» SUPPLIED INFORMATION:
::::::::

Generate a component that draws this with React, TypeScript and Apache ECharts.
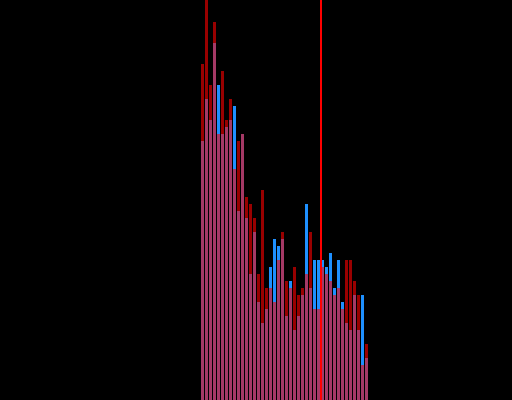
import React, { useEffect, useRef } from "react";
import * as echarts from "echarts";

// 42 bins, values (units: 7 px each)
const bins: number[] = Array.from({ length: 42 }, (_, i) => i);
const redValues: number[] = [
  48, 58, 45, 54, 38, 47, 40, 43, 33, 37, 38, 29, 28, 26, 18, 30, 16, 16, 14, 20, 24,
  17, 16, 19, 15, 16, 18, 24, 13, 13, 19, 18, 17, 15, 16, 13, 20, 20, 17, 15, 5, 8,
];
const blueValues: number[] = [
  37, 43, 40, 51, 45, 38, 39, 40, 42, 27, 38, 26, 18, 24, 14, 11, 13, 19, 23, 22, 23,
  12, 17, 10, 12, 15, 28, 16, 20, 20, 20, 19, 21, 16, 20, 14, 11, 10, 15, 10, 15, 6,
];
const markerPosition = 29.5;

export default function App() {
  const ref = useRef<HTMLDivElement>(null);
  useEffect(() => {
    if (!ref.current) return;
    const chart = echarts.init(ref.current, null, { renderer: "svg" });
    chart.setOption({
      animation: false,
      backgroundColor: "#000000",
      grid: { left: 200.5, width: 168, top: 0, height: 400 },
      xAxis: {
        type: "value",
        min: -0.5,
        max: 41.5,
        show: false,
        splitLine: { show: false },
      },
      yAxis: {
        type: "value",
        min: 0,
        max: 400 / 7,
        show: false,
        splitLine: { show: false },
      },
      series: [
        {
          type: "bar",
          data: bins.map((b, i) => [b, blueValues[i]]),
          barWidth: 3,
          barGap: "-100%",
          itemStyle: { color: "#1e90ff" },
        },
        {
          type: "bar",
          data: bins.map((b, i) => [b, redValues[i]]),
          barWidth: 3,
          barGap: "-100%",
          itemStyle: { color: "#ff0000", opacity: 0.6 },
          markLine: {
            symbol: "none",
            silent: true,
            label: { show: false },
            lineStyle: { color: "#ff0000", width: 2, type: "solid" },
            data: [{ xAxis: markerPosition }],
          },
        },
      ],
    });
    return () => chart.dispose();
  }, []);
  return (
    <div
      ref={ref}
      style={{ position: "absolute", left: 0, top: 0, width: 512, height: 400 }}
    />
  );
}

::::::::

» OBJECTIVE:
Starting at the top of the listing above, please restate word for word each line up to and including the one that holds "const markerPosition = 29.5;", omitting every image.

» SOLVED PROBLEM:
Generate a component that draws this with React, TypeScript and Apache ECharts.
import React, { useEffect, useRef } from "react";
import * as echarts from "echarts";

// 42 bins, values (units: 7 px each)
const bins: number[] = Array.from({ length: 42 }, (_, i) => i);
const redValues: number[] = [
  48, 58, 45, 54, 38, 47, 40, 43, 33, 37, 38, 29, 28, 26, 18, 30, 16, 16, 14, 20, 24,
  17, 16, 19, 15, 16, 18, 24, 13, 13, 19, 18, 17, 15, 16, 13, 20, 20, 17, 15, 5, 8,
];
const blueValues: number[] = [
  37, 43, 40, 51, 45, 38, 39, 40, 42, 27, 38, 26, 18, 24, 14, 11, 13, 19, 23, 22, 23,
  12, 17, 10, 12, 15, 28, 16, 20, 20, 20, 19, 21, 16, 20, 14, 11, 10, 15, 10, 15, 6,
];
const markerPosition = 29.5;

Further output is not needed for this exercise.